Reid’s move came as negotiations over the debt ceiling entered their final two weeks. The White House has said that leaders must agree on a deal by Friday to give both chambers time to move the legislation before an Aug. 2 deadline, when it says the government would begin to default on its debt obligations.
Reid and Senate Minority Leader Mitch McConnell(R-Ky.) have been making progress on a deal that would allow the debt ceiling to be raised in return for about $1.5 trillion in spending cuts over 10 years. The plan would also call for the formation of a bipartisan 12-member committee to identify additional deficit savings by the end of the year.
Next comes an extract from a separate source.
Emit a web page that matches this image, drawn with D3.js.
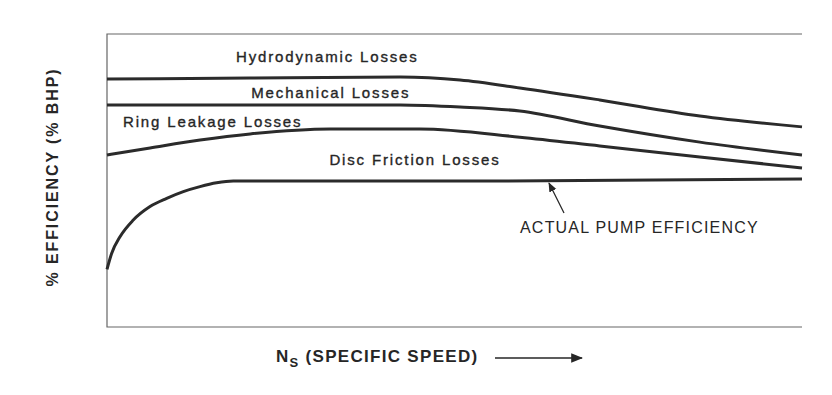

Leaders in both chambers have not shut the door to such a deal, although rank-and-file Republicans have signaled strong opposition.
In announcing President Obama’s threat to veto the House GOP’s “Cut, Cap and Balance Act of 2011,” the White House said it would set up a “false and unacceptable choice” between failing to lift the nation’s borrowing limit by Aug. 2, resulting in the country’s first default, or passing a balanced-budget amendment that would require draconian spending cuts in Medicare, Social Security and other federal programs in future years.
“Neither setting arbitrary spending levels nor amending the Constitution is necessary to restore fiscal responsibility,” the Office of Management and Budget said in a statement. “Increasing the federal debt limit, which is needed to avoid a federal government default on its obligations and a severe blow to the economy, should not be conditioned on taking these actions.”
The statement added: “Instead of pursuing an empty political statement and unrealistic policy goals, it is necessary to move beyond politics as usual and find bipartisan common ground.”
In a subsequent Rose Garden speech announcing his nominee to head the Consumer Financial Protection Bureau, Obama drove home that point. “We can’t let politics stand in the way of doing the right thing in Washington,” he said. “We can’t stand in the way when it comes to doing the right thing on deficits.”